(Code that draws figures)
################

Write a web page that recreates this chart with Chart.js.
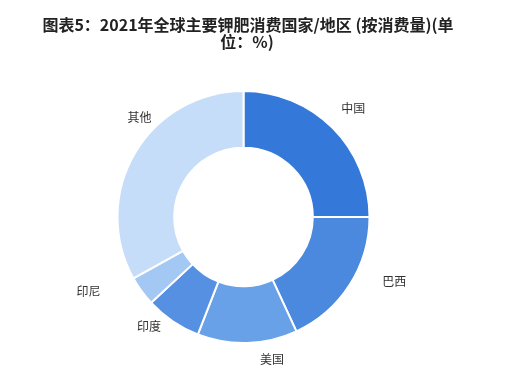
<!DOCTYPE html>
<html>
<head>
<meta charset="utf-8">
<script src="https://cdn.jsdelivr.net/npm/chart.js@4/dist/chart.umd.min.js"></script>
<style>
  html, body { margin: 0; padding: 0; background: #fff; }
  #wrap { width: 525px; height: 389px; position: relative; }
</style>
</head>
<body>
<div id="wrap"><canvas id="c" width="525" height="389"></canvas></div>
<script>
const titleLines = ['图表5：2021年全球主要钾肥消费国家/地区 (按消费量)(单', '位：%)'];
const categories = ['中国', '巴西', '美国', '印度', '印尼', '其他'];
const shares = [25, 18.1, 12.8, 7.2, 3.8, 33.1];
const colors = ['#3479d9', '#4a89de', '#69a1e8', '#5690e2', '#a4c8f4', '#c6ddf9'];

// label placement tweaks: [angle shift in degrees, distance beyond outer radius]
const labelTweaks = [[0.4, 28], [-9.4, 38], [-9.5, 19], [6.5, 19], [10.3, 46], [13.3, 18]];

const titlePlugin = {
  id: 'titleDraw',
  afterDraw(chart) {
    const ctx = chart.ctx;
    ctx.save();
    ctx.fillStyle = '#222';
    ctx.font = 'bold 16px "Noto Sans CJK SC", sans-serif';
    ctx.textAlign = 'center';
    ctx.textBaseline = 'middle';
    ctx.fillText(titleLines[0], 248, 25);
    ctx.fillText(titleLines[1], 247, 42);
    ctx.restore();
  }
};

const labelPlugin = {
  id: 'sliceLabels',
  afterDatasetsDraw(chart) {
    const ctx = chart.ctx;
    const meta = chart.getDatasetMeta(0);
    ctx.save();
    ctx.fillStyle = '#333';
    ctx.font = '12px "Noto Sans CJK SC", sans-serif';
    ctx.textAlign = 'center';
    ctx.textBaseline = 'middle';
    meta.data.forEach((arc, i) => {
      const p = arc.getProps(['x', 'y', 'startAngle', 'endAngle', 'outerRadius'], true);
      const tw = labelTweaks[i] || [0, 25];
      const mid = (p.startAngle + p.endAngle) / 2 + tw[0] * Math.PI / 180;
      const r = p.outerRadius + tw[1];
      ctx.fillText(chart.data.labels[i], p.x + r * Math.cos(mid), p.y + r * Math.sin(mid));
    });
    ctx.restore();
  }
};

new Chart(document.getElementById('c'), {
  type: 'doughnut',
  data: {
    labels: categories,
    datasets: [{
      data: shares,
      backgroundColor: colors,
      borderColor: '#ffffff',
      borderWidth: 2,
      hoverOffset: 0
    }]
  },
  options: {
    responsive: false,
    animation: false,
    cutout: '55%',
    layout: { padding: { top: 90, bottom: 45, left: 116, right: 154 } },
    plugins: {
      legend: { display: false },
      title: { display: false },
      tooltip: { enabled: false }
    }
  },
  plugins: [titlePlugin, labelPlugin]
});
</script>
</body>
</html>
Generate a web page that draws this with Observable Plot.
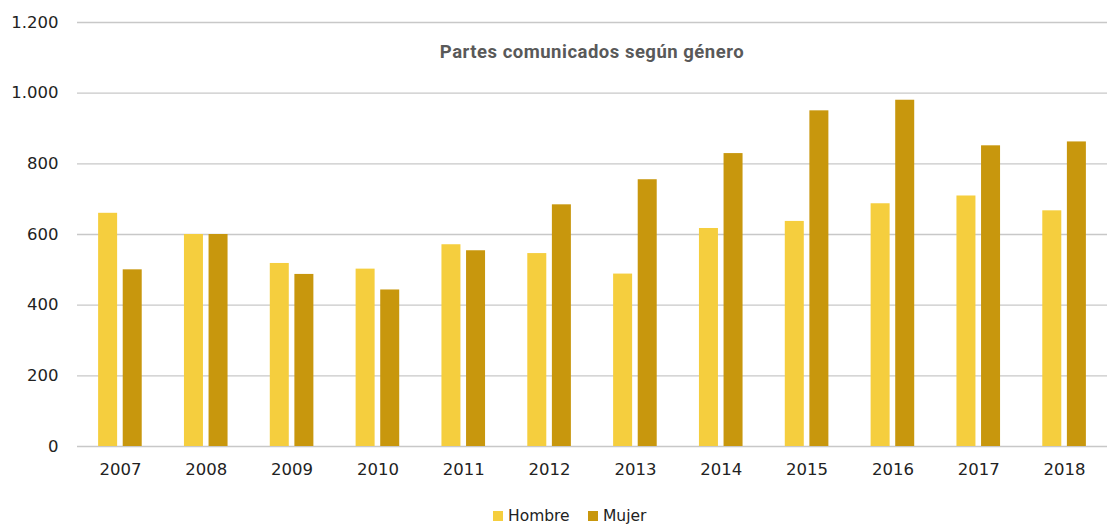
<!DOCTYPE html>
<html>
<head>
<meta charset="utf-8">
<script src="https://cdn.jsdelivr.net/npm/d3@7"></script>
<script src="https://cdn.jsdelivr.net/npm/@observablehq/plot@0.6"></script>
<style>
  html, body { margin: 0; padding: 0; background: #fff; }
  #wrap { position: relative; width: 1107px; height: 525px; overflow: hidden; }
  #chart svg text { font-family: "DejaVu Sans", sans-serif; font-size: 16.5px; fill: #222; }
  #title { position: absolute; left: 77px; width: 1030px; top: 41px; text-align: center;
           font: 700 18.5px Roboto, sans-serif; letter-spacing: 0.5px; line-height: 22px; color: #595959; }
  #legend { position: absolute; top: 490px; left: 0; width: 1107px; height: 35px;
            font-family: "DejaVu Sans", sans-serif; font-size: 15.5px; color: #222; }
  .item { position: absolute; top: 17px; line-height: 18px; display: flex; align-items: center; }
  .sw { width: 10px; height: 10px; margin-right: 5px; }
</style>
</head>
<body>
<div id="wrap">
  <div id="chart"></div>
  <div id="title"></div>
  <div id="legend"></div>
</div>
<script>
const years = ["2007","2008","2009","2010","2011","2012","2013","2014","2015","2016","2017","2018"];
const hombre = [660, 600, 518, 502, 571, 546, 488, 617, 637, 687, 709, 667];
const mujer  = [500, 600, 487, 443, 554, 684, 755, 829, 950, 980, 851, 862];
const series = ["Hombre", "Mujer"];
const colors = ["#F5CE3E", "#C8970D"];
const yTicks = [0, 200, 400, 600, 800, 1000, 1200];
const titleText = "Partes comunicados según género";

const hombreData = years.map((yr, i) => ({year: yr, genero: series[0], value: hombre[i]}));
const mujerData  = years.map((yr, i) => ({year: yr, genero: series[1], value: mujer[i]}));

const fmt = d => d3.format(",")(d).replace(/,/g, ".");

const W = 1107, ML = 77, MR = 0;
const step = (W - ML - MR) / years.length;   // band width per year
const barW = 19, gap = 5.6;
const outer = (step - 2 * barW - gap) / 2;

const chart = Plot.plot({
  width: W,
  height: 490,
  marginLeft: ML,
  marginRight: MR,
  marginTop: 22,
  marginBottom: 44,
  style: {fontFamily: "DejaVu Sans", fontSize: "16.5px", color: "#222", background: "#fff"},
  x: {domain: years, padding: 0, round: false, label: null, tickSize: 0, tickPadding: 17},
  y: {domain: [0, 1200], ticks: yTicks, tickFormat: fmt, tickSize: 0, tickPadding: 19, label: null},
  color: {domain: series, range: colors},
  marks: [
    Plot.ruleY(yTicks, {stroke: "#c8c8c8", strokeWidth: 1.3}),
    Plot.barY(hombreData, {x: "year", y: "value", fill: "genero",
      insetLeft: outer, insetRight: step - outer - barW}),
    Plot.barY(mujerData, {x: "year", y: "value", fill: "genero",
      insetLeft: outer + barW + gap, insetRight: outer})
  ]
});
document.getElementById("chart").appendChild(chart);
document.getElementById("title").textContent = titleText;

const legend = document.getElementById("legend");
const lefts = [493, 588];
series.forEach((s, i) => {
  const it = document.createElement("div");
  it.className = "item";
  it.style.left = lefts[i] + "px";
  const sw = document.createElement("span");
  sw.className = "sw";
  sw.style.background = colors[i];
  const tx = document.createElement("span");
  tx.textContent = s;
  it.appendChild(sw);
  it.appendChild(tx);
  legend.appendChild(it);
});
</script>
</body>
</html>
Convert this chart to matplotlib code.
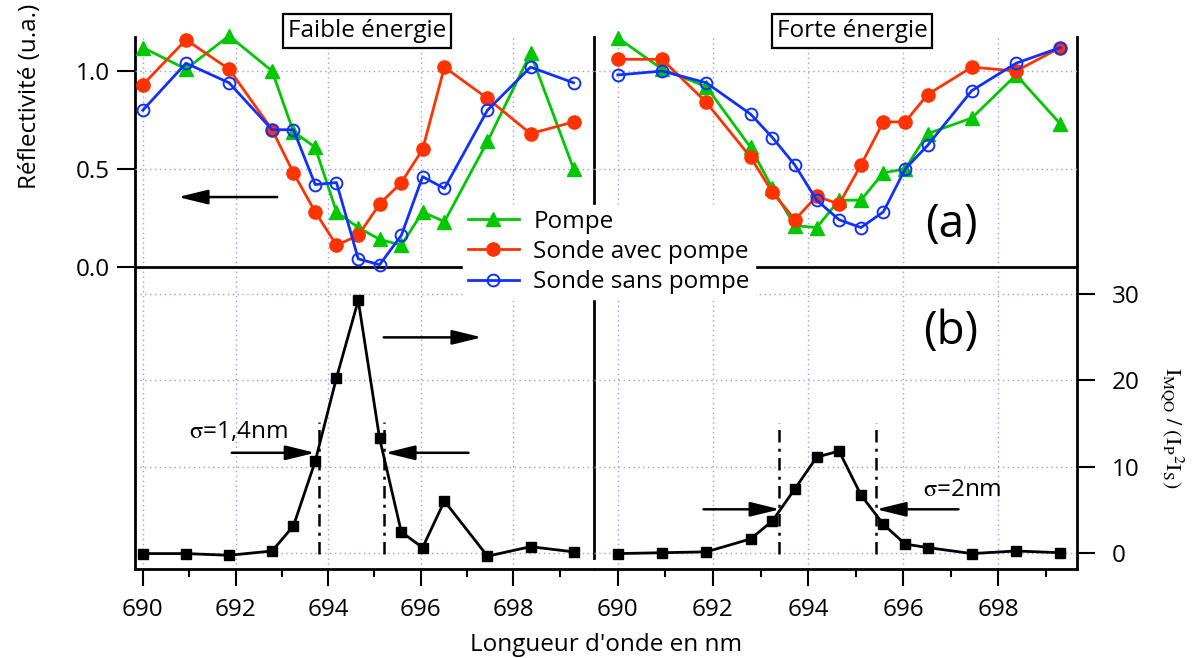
import matplotlib.pyplot as plt
from matplotlib.ticker import MultipleLocator

plt.rcParams['font.family'] = ['Open Sans', 'DejaVu Sans']
plt.rcParams['mathtext.fontset'] = 'stix'

# wavelengths (nm), same sampling in both panels
wavelength = [690.0, 690.93, 691.86, 692.79, 693.25, 693.72, 694.18, 694.65,
              695.11, 695.58, 696.04, 696.51, 697.44, 698.37, 699.3]

# reflectivity, low energy
pompe_faible = [1.12, 1.01, 1.18, 1.00, 0.69, 0.61, 0.28, 0.20, 0.14, 0.11, 0.28, 0.23, 0.64, 1.09, 0.50]
avec_faible = [0.93, 1.16, 1.01, 0.70, 0.48, 0.28, 0.11, 0.16, 0.32, 0.43, 0.60, 1.02, 0.86, 0.68, 0.74]
sans_faible = [0.80, 1.04, 0.94, 0.70, 0.70, 0.42, 0.43, 0.04, 0.01, 0.16, 0.46, 0.40, 0.80, 1.02, 0.94]

# reflectivity, high energy
pompe_forte = [1.17, 1.01, 0.92, 0.61, 0.40, 0.21, 0.20, 0.34, 0.34, 0.48, 0.50, 0.68, 0.76, 0.98, 0.73]
avec_forte = [1.06, 1.06, 0.84, 0.56, 0.38, 0.24, 0.36, 0.32, 0.52, 0.74, 0.74, 0.88, 1.02, 1.00, 1.12]
sans_forte = [0.98, 1.00, 0.94, 0.78, 0.66, 0.52, 0.34, 0.24, 0.20, 0.28, 0.50, 0.62, 0.90, 1.04, 1.12]

# I_MQO / (Ip^2 Is)
mqo_faible = [-0.1, -0.1, -0.3, 0.2, 3.1, 10.6, 20.3, 29.3, 13.3, 2.4, 0.6, 6.0, -0.4, 0.7, 0.1]
mqo_forte = [-0.1, 0.0, 0.1, 1.6, 3.7, 7.4, 11.1, 11.8, 6.7, 3.3, 1.0, 0.6, -0.1, 0.2, 0.0]

series_names = ['Pompe', 'Sonde avec pompe', 'Sonde sans pompe']
refl_ticks = [0.0, 0.5, 1.0]
mqo_ticks = [0, 10, 20, 30]

W, H = 1202, 658
FS = 17.5
LW = 2.0
green, red, blue = '#00c800', '#ff3300', '#1030ff'
gridkw = dict(color='#9a9aff', linestyle=(0, (1, 2.5)), linewidth=1)


def rect(x0, x1, y0, y1):
    return [x0 / W, 1 - y1 / H, (x1 - x0) / W, (y1 - y0) / H]


fig = plt.figure(figsize=(W / 100, H / 100), dpi=100)

columns = [
    dict(rect=rect(135, 594, 37, 569), xlim=(689.83, 699.74), refl=(pompe_faible, avec_faible, sans_faible),
         mqo=mqo_faible, left=True),
    dict(rect=rect(594, 1077, 37, 569), xlim=(689.50, 699.65), refl=(pompe_forte, avec_forte, sans_forte),
         mqo=mqo_forte, left=False),
]

axes_b, axes_t = [], []
for col in columns:
    axb = fig.add_axes(col['rect'])
    axt = fig.add_axes(col['rect'])
    for ax in (axb, axt):
        ax.patch.set_visible(False)
        ax.set_xlim(*col['xlim'])
        for s in ax.spines.values():
            s.set_visible(False)
    axb.set_ylim(-1.89, 59.87)
    axt.set_ylim(-1.545, 1.174)

    axb.spines['bottom'].set_visible(True)
    axb.spines['bottom'].set_linewidth(LW)
    side = 'left' if col['left'] else 'right'
    axb.spines[side].set_visible(True)
    axb.spines[side].set_linewidth(LW)

    # x axis
    axb.xaxis.set_major_locator(MultipleLocator(2))
    axb.xaxis.set_minor_locator(MultipleLocator(1))
    axb.tick_params(axis='x', which='major', direction='out', length=12, width=1.5, pad=9, labelsize=FS)
    axb.tick_params(axis='x', which='minor', direction='out', length=6, width=1.5)
    axb.grid(axis='x', which='major', **gridkw)
    axt.tick_params(axis='x', which='both', bottom=False, labelbottom=False)

    # bottom-scale y
    axb.set_yticks(mqo_ticks)
    axb.grid(axis='y', **gridkw)
    if col['left']:
        axb.tick_params(axis='y', left=False, labelleft=False)
    else:
        axb.yaxis.tick_right()
        axb.tick_params(axis='y', direction='out', length=13, width=1.5, pad=12, labelsize=FS)

    # top-scale y
    axt.set_yticks(refl_ticks)
    axt.grid(axis='y', **gridkw)
    if col['left']:
        axt.set_yticklabels(['0.0', '0.5', '1.0'])
        axt.tick_params(axis='y', direction='out', length=13, width=1.5, pad=5, labelsize=FS)
    else:
        axt.tick_params(axis='y', left=False, labelleft=False)
    axt.axhline(0, color='k', lw=LW, zorder=2)

    p, a, s = col['refl']
    axt.plot(wavelength, p, '-^', color=green, lw=2, ms=10.5, clip_on=False, zorder=3, label=series_names[0])
    axt.plot(wavelength, a, '-o', color=red, lw=2, ms=9.5, clip_on=False, zorder=3, label=series_names[1])
    axt.plot(wavelength, s, '-o', color=blue, lw=2, ms=8.5, mfc='none', mew=1.4, clip_on=False, zorder=3,
             label=series_names[2])
    axb.plot(wavelength, col['mqo'], '-s', color='k', lw=2, ms=7.5, clip_on=False, zorder=3)
    axes_b.append(axb)
    axes_t.append(axt)

axbl, axbr = axes_b
axtl, axtr = axes_t

# separator between the two columns
axbl.plot([1, 1], [0.02, 1], color='k', lw=LW, transform=axbl.transAxes, clip_on=False)

arrow = dict(arrowstyle='-|>,head_length=0.9,head_width=0.22', mutation_scale=20,
             color='k', lw=1.8, shrinkA=0, shrinkB=0)
dashdot = (0, (5, 2.5, 1.2, 2.5))

# arrows telling which axis is which
axtl.annotate('', xy=(690.76, 0.356), xytext=(692.90, 0.356), arrowprops=arrow)
axbl.annotate('', xy=(697.32, 25.0), xytext=(695.20, 25.0), arrowprops=arrow)

# widths, low energy
axbl.plot([693.81, 693.81], [-0.1, 15.2], color='k', lw=1.8, linestyle=dashdot)
axbl.plot([695.21, 695.21], [-0.1, 15.2], color='k', lw=1.8, linestyle=dashdot)
axbl.annotate('', xy=(693.72, 11.6), xytext=(691.92, 11.6), arrowprops=arrow)
axbl.annotate('', xy=(695.23, 11.6), xytext=(697.03, 11.6), arrowprops=arrow)
axbl.text(692.06, 14.0, r'$\mathrm{\sigma}$=1,4nm', fontsize=FS, ha='center', va='center')

# widths, high energy
axbr.plot([693.39, 693.39], [-0.1, 15.1], color='k', lw=1.8, linestyle=dashdot)
axbr.plot([695.42, 695.42], [-0.1, 15.1], color='k', lw=1.8, linestyle=dashdot)
axbr.annotate('', xy=(693.41, 5.04), xytext=(691.80, 5.04), arrowprops=arrow)
axbr.annotate('', xy=(695.43, 5.04), xytext=(697.16, 5.04), arrowprops=arrow)
axbr.text(697.23, 7.28, r'$\mathrm{\sigma}$=2nm', fontsize=FS, ha='center', va='center')

# panel tags
fig.text(951 / W, 1 - 225 / H, '(a)', fontsize=33, ha='center', va='center')
fig.text(951 / W, 1 - 332 / H, '(b)', fontsize=33, ha='center', va='center')

# boxed titles
box = dict(boxstyle='square,pad=0.2', fc='white', ec='black', lw=1.6)
fig.text(367 / W, 1 - 31 / H, 'Faible énergie', fontsize=FS, ha='center', va='center', bbox=box)
fig.text(852 / W, 1 - 31 / H, 'Forte énergie', fontsize=FS, ha='center', va='center', bbox=box)

# axis labels
fig.text(30 / W, 1 - 96 / H, 'Réflectivité (u.a.)', fontsize=FS, rotation=90, ha='center', va='center')
fig.text(606 / W, 1 - 645 / H, "Longueur d'onde en nm", fontsize=FS, ha='center', va='center')
fig.text(1172 / W, 1 - 428 / H, r'$\mathrm{I_{MQO}\ /\ (I_P{}^{2}I_S)}$', fontsize=16,
         rotation=270, ha='center', va='center')

handles, labels = axtl.get_legend_handles_labels()
fig.legend(handles, labels, loc='upper left', bbox_to_anchor=(463 / W, 1 - 205 / H),
           fontsize=FS, frameon=True, facecolor='white', edgecolor='white', framealpha=1,
           fancybox=False, handlelength=2.1, handletextpad=0.6, labelspacing=0.25,
           borderpad=0.2, borderaxespad=0)

fig.savefig('out.png', dpi=100)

################

Repeat, exactly and in full, each line from the start of the data to the line that contains "46], [13.3, 18]];". Pictures do not go in.

*Reply to the exercise*
Write a web page that recreates this chart with Chart.js.
<!DOCTYPE html>
<html>
<head>
<meta charset="utf-8">
<script src="https://cdn.jsdelivr.net/npm/chart.js@4/dist/chart.umd.min.js"></script>
<style>
  html, body { margin: 0; padding: 0; background: #fff; }
  #wrap { width: 525px; height: 389px; position: relative; }
</style>
</head>
<body>
<div id="wrap"><canvas id="c" width="525" height="389"></canvas></div>
<script>
const titleLines = ['图表5：2021年全球主要钾肥消费国家/地区 (按消费量)(单', '位：%)'];
const categories = ['中国', '巴西', '美国', '印度', '印尼', '其他'];
const shares = [25, 18.1, 12.8, 7.2, 3.8, 33.1];
const colors = ['#3479d9', '#4a89de', '#69a1e8', '#5690e2', '#a4c8f4', '#c6ddf9'];

// label placement tweaks: [angle shift in degrees, distance beyond outer radius]
const labelTweaks = [[0.4, 28], [-9.4, 38], [-9.5, 19], [6.5, 19], [10.3, 46], [13.3, 18]];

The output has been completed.